I finished working through the two examples in this book as well as reading through the last part on common "patterns" or principles to help generalize the process of test-driven development. For the first part, building a multicurrency calculator, I directly followed the book. The second part, which builds the core automated testing functions of xUnit, was demonstrated in Python, so I used the opportunity to practice and followed along in Java. My code is up at Github and undergoing review by my mentor and co-mentor.

I jotted down a lot of notes while reading through the book, particularly the last section, which I suspect I will end up revisiting as I gain more experience with test-driven development. I'll try to present them here in a semi-organized fashion.

Tips for writing tests

  • I found the following quote worth keeping in mind:

You will likely end up with about the same number of lines of test code as model code when implementing TDD (p. 78)

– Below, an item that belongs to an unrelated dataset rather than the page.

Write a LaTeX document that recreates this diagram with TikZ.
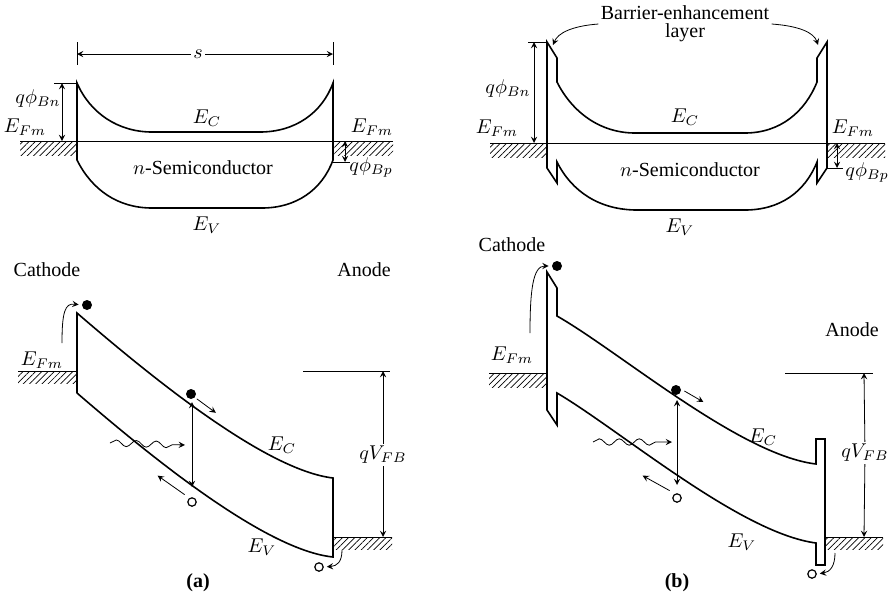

As a note, this principle does not mean you end up writing more total lines of code, since the TDD process also encourages you to keep your model code simple.

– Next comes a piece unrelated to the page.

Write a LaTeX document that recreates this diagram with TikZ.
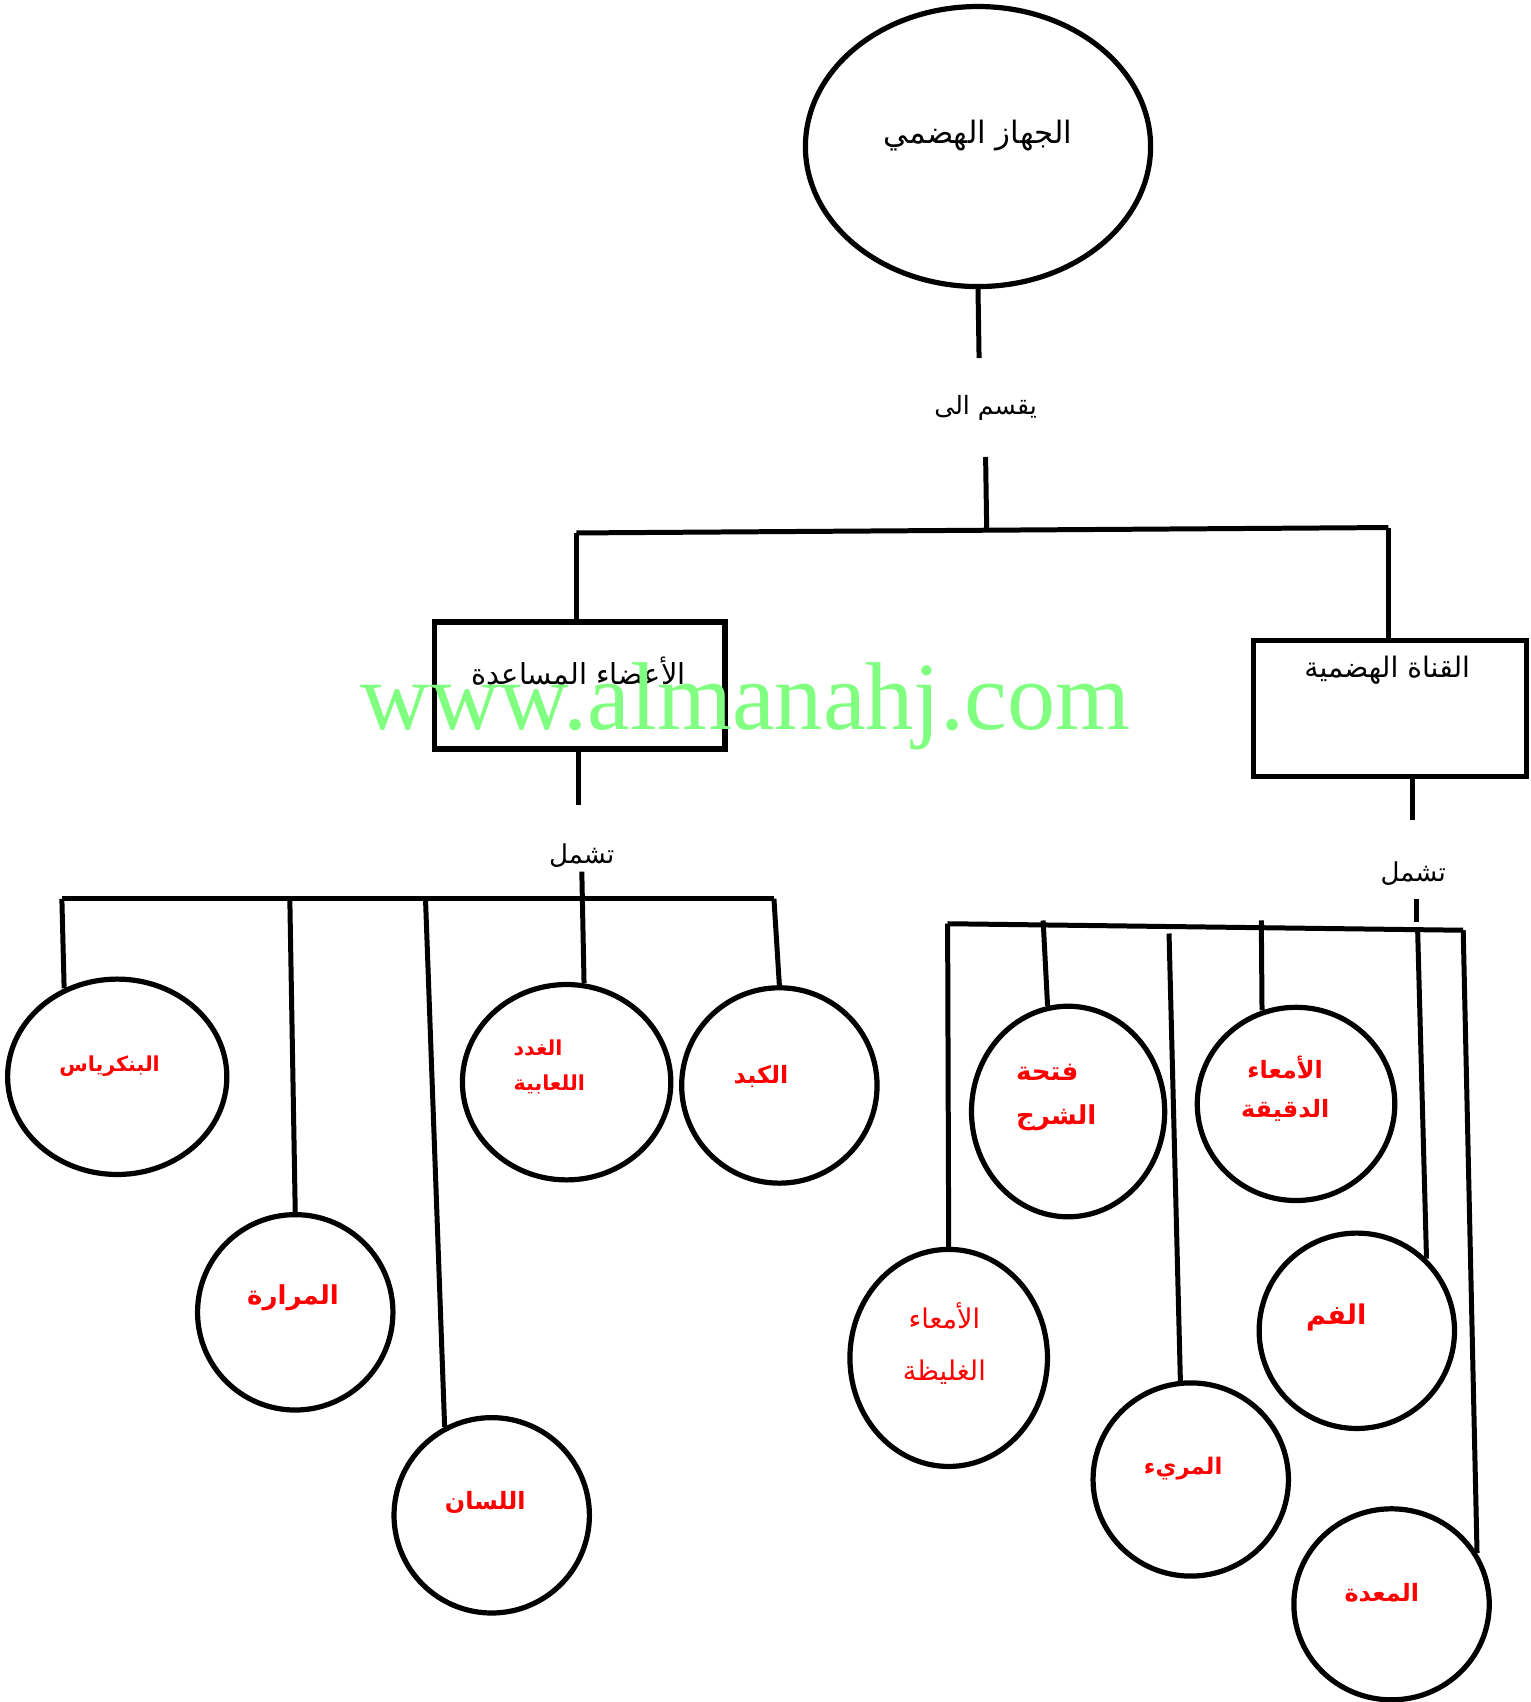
\documentclass[tikz,border=0pt]{standalone}
\usepackage{fontspec}
\setmainfont{Liberation Serif}
\newfontfamily\arabicfont[Script=Arabic]{DejaVu Sans}
\TeXXeTstate=1
\usetikzlibrary{shapes.geometric}
\definecolor{wmgreen}{RGB}{128,255,128}
\definecolor{lblred}{RGB}{255,0,0}
\newcommand{\artxt}[1]{\beginR #1\endR}
\begin{document}
\begin{tikzpicture}[x=0.5pt,y=-0.5pt,
  conn/.style={line width=2.3pt},
  organ/.style={ellipse, draw, line width=2.4pt, inner sep=0pt},
  boxstyle/.style={rectangle, draw, line width=2.4pt, inner sep=0pt},
  blacktxt/.style={font=\arabicfont\fontsize{12.5}{16}\selectfont, inner sep=0pt},
  redbig/.style={text=lblred, align=center, inner sep=0pt, font=\arabicfont\bfseries\fontsize{12}{20}\selectfont},
  redsmall/.style={text=lblred, align=center, inner sep=0pt, font=\arabicfont\bfseries\fontsize{9.5}{16}\selectfont},
  redreg/.style={text=lblred, align=center, inner sep=0pt, font=\arabicfont\fontsize{12.5}{24}\selectfont}
]
\useasboundingbox (0,0) rectangle (1410,1568);

% root
\node[organ, minimum width=159pt, minimum height=129pt] (root) at (901,135) {};
\node[blacktxt, font=\arabicfont\fontsize{14.2}{16}\selectfont] (roott) at (901,125) {\artxt{الجهاز الهضمي}};
\coordinate (r1) at (902,330);
\draw[conn] (root.south) -- (r1);
\node[blacktxt, font=\arabicfont\fontsize{11.6}{16}\selectfont] (div) at (908,376) {\artxt{يقسم الى}};
\coordinate (r2) at (908,421);
\coordinate (r3) at (909,487);
\draw[conn] (r2) -- (r3);
\coordinate (bl) at (531,491);
\coordinate (br) at (1279,486);
\draw[conn] (bl) -- (br);

% boxes
\node[boxstyle, minimum width=134pt, minimum height=58.5pt] (acc) at (534,631.5) {};
\node[blacktxt, font=\arabicfont\fontsize{13.3}{16}\selectfont] (acct) at (533,618) {\artxt{الأعضاء المساعدة}};
\node[boxstyle, minimum width=125.5pt, minimum height=62.5pt] (can) at (1280.5,652.5) {};
\node[blacktxt, font=\arabicfont\fontsize{13}{16}\selectfont] (cant) at (1278,617) {\artxt{القناة الهضمية}};
\draw[conn] (bl) -- (acc.north -| bl);
\draw[conn] (br) -- (can.north -| br);

% left branch
\coordinate (a1) at (533,742);
\draw[conn] (acc.south -| a1) -- (a1);
\node[blacktxt, font=\arabicfont\fontsize{12}{16}\selectfont] (inc1) at (536,788) {\artxt{تشمل}};
\coordinate (la) at (57,828);
\coordinate (lb) at (267,828);
\coordinate (lc) at (392,828);
\coordinate (ld) at (536,803);
\coordinate (le) at (713,828);
\draw[conn] (la) -- (le);

\node[organ, minimum width=101pt, minimum height=90pt] (pan) at (108,992) {};
\node[organ, minimum width=90pt, minimum height=90pt] (mar) at (272,1209) {};
\node[organ, minimum width=90pt, minimum height=90pt] (lis) at (453,1396) {};
\node[organ, minimum width=96pt, minimum height=90pt] (ghd) at (522,997) {};
\node[organ, minimum width=90pt, minimum height=90pt] (kbd) at (718,1000) {};

\draw[conn] (la) -- (pan.121);
\draw[conn] (lb) -- (mar.north);
\draw[conn] (lc) -- (lis.118);
\draw[conn] (ld) -- (ghd.80);
\draw[conn] (le) -- (kbd.north);

\node[redsmall] (pant) at (101,982) {\artxt{البنكرياس}};
\node[redbig] (mart) at (270,1196) {\artxt{المرارة}};
\node[redbig, font=\arabicfont\bfseries\fontsize{11}{20}\selectfont] (list) at (447,1384) {\artxt{اللسان}};
\node[redsmall, align=left] (ghdt) at (506,983) {\artxt{الغدد}\\\artxt{اللعابية}};
\node[redbig, font=\arabicfont\bfseries\fontsize{11}{20}\selectfont] (kbdt) at (701,992) {\artxt{الكبد}};

% right branch
\coordinate (b1) at (1301,755);
\draw[conn] (can.south -| b1) -- (b1);
\node[blacktxt, font=\arabicfont\fontsize{12}{16}\selectfont] (inc2) at (1302,805) {\artxt{تشمل}};
\coordinate (s1) at (1305,828);
\coordinate (s2) at (1305,849);
\draw[conn] (s1) -- (s2);
\coordinate (ra) at (873,851);
\coordinate (rf) at (1348,857);
\draw[conn] (ra) -- (rf);
\coordinate (rb) at (961,848);
\coordinate (rc) at (1077,860);
\coordinate (rd) at (1162,848);
\coordinate (re) at (1306,856);

\node[organ, minimum width=89pt, minimum height=97pt] (anus) at (984,1024) {};
\node[organ, minimum width=91pt, minimum height=89pt] (small) at (1194,1017) {};
\node[organ, minimum width=91pt, minimum height=100pt] (large) at (874,1251) {};
\node[organ, minimum width=90pt, minimum height=90pt] (mouth) at (1250,1226) {};
\node[organ, minimum width=90pt, minimum height=89pt] (eso) at (1097,1363) {};
\node[organ, minimum width=90pt, minimum height=88pt] (stom) at (1282,1478) {};

\draw[conn] (ra) -- (large.north);
\draw[conn] (rb) -- (anus.101);
\draw[conn] (rc) -- (eso.96);
\draw[conn] (rd) -- (small.110);
\draw[conn] (re) -- (mouth.46);
\draw[conn] (rf) -- (stom.31);

\node[redbig, align=left] (anust) at (973,1011) {\artxt{فتحة}\\\artxt{الشرج}};
\node[redbig, font=\arabicfont\bfseries\fontsize{11}{18}\selectfont] (smallt) at (1184,1003) {\artxt{الأمعاء}\\\artxt{الدقيقة}};
\node[redreg] (larget) at (870,1238) {\artxt{الأمعاء}\\\artxt{الغليظة}};
\node[redbig, font=\arabicfont\bfseries\fontsize{12.5}{18}\selectfont] (moutht) at (1231,1214) {\artxt{الفم}};
\node[redsmall, font=\arabicfont\bfseries\fontsize{10.5}{16}\selectfont] (esot) at (1090,1353) {\artxt{المريء}};
\node[redbig, font=\arabicfont\bfseries\fontsize{11}{18}\selectfont] (stomt) at (1273,1467) {\artxt{المعدة}};

% watermark
\node[text=wmgreen, font=\fontsize{44.4}{50}\selectfont, inner sep=0pt] (wm) at (687,651) {www.almanahj.com};
\end{tikzpicture}
\end{document}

  • Overall, the number of test classes should equal the number of model classes (although you don't necessarily need an exact one-to-one correspondence).

  • Tests should be independent of one another. They should be able to run in any order.

  • Differences in test data should represent meaningful, different use cases.

  • When writing a test, try writing the assert statements first.

  • Another quote worth keeping in mind:

You are writing tests for a reader, not just the computer.

Tests can function as a sort of documentation by demonstrating the behavior of the software under different use cases. Similarly, writing tests for packages created by other people can be a good way of learning how to use them.

  • However, in your own work, you usually do not test the parts where you use code written by others.

  • When you don't know what test to write next:

    • Write a test for functionality that seems doable but not obvious how to implement.
    • Use a to-do list to guide your test-writing.
  • Log strings can make testing easier.

  • Treat the objects like black boxes in your tests. This strategy ensures that the objects stay modular and do not get too coupled. Tests should leave the objects in the same state they were in prior to testing.

Tips for getting tests to pass

  • If a test case seems too big, write a smaller test focusing on the broken part of the bigger one. In this way, you can isolate the bug by finding the smallest test that fails.

  • Start with a "fake" implementation -- a trivial or non-meaningful solution -- to get the test to pass, then refactor with the right implementation.

  • If you need to handle collections of objects, implement it for a single object first, then generalize to collections.

  • In general, think first about the code's behavior, then think about its design.

Tips for refactoring

  • Beck frequently uses the concept of "triangulation", where you only implement abstraction after you have two or more examples with duplicated behavior. On a similar note, only unify code when it has become identical in both examples.

  • There are certain design patterns worth keeping in mind for refactoring: null objects, template methods, pluggable objects and selectors, factory methods, impostor objects, composite objects, and collector parameters.

  • Refactor long methods by taking out one part and putting it in a smaller separate method.

  • Temporarily duplicating code or data is a good way to ensure robustness while moving things around. It means your tests will keep passing during refactoring.

  • The tests themselves can indicate design problems that need to be addressed. E.g. if the tests require a lot of setup code, if the tests take a long time to run, and if tests that were passing start breaking unexpectedly.


  • The Expression object that is created to handle sums of mixed currencies in the first part can be thought of as analogous to a mathematical vector, in which each dimension represents a currency. Or another way of putting it would be multivariate linear systems of equations.

  • Beck describes the number of changes per refactoring as a bell curve with a fat tail. The pedant in me has to note that the graph he shows is a Poisson distribution (commonly used to model count data, which "number of changes" would fall under), not Gaussian. It is however leptokurtic as he describes. (Word of the day: the antonym of leptokurtic is platykurtic.)

  • The book mentions the existence of tools used to evaluate test coverage (e.g. JProbe), which is an interestingly meta concept. Software that analyzes software!

  • Another fun math metaphor at the end likens software created through TDD as converging on steady state attractors, where your final destination is error-free code.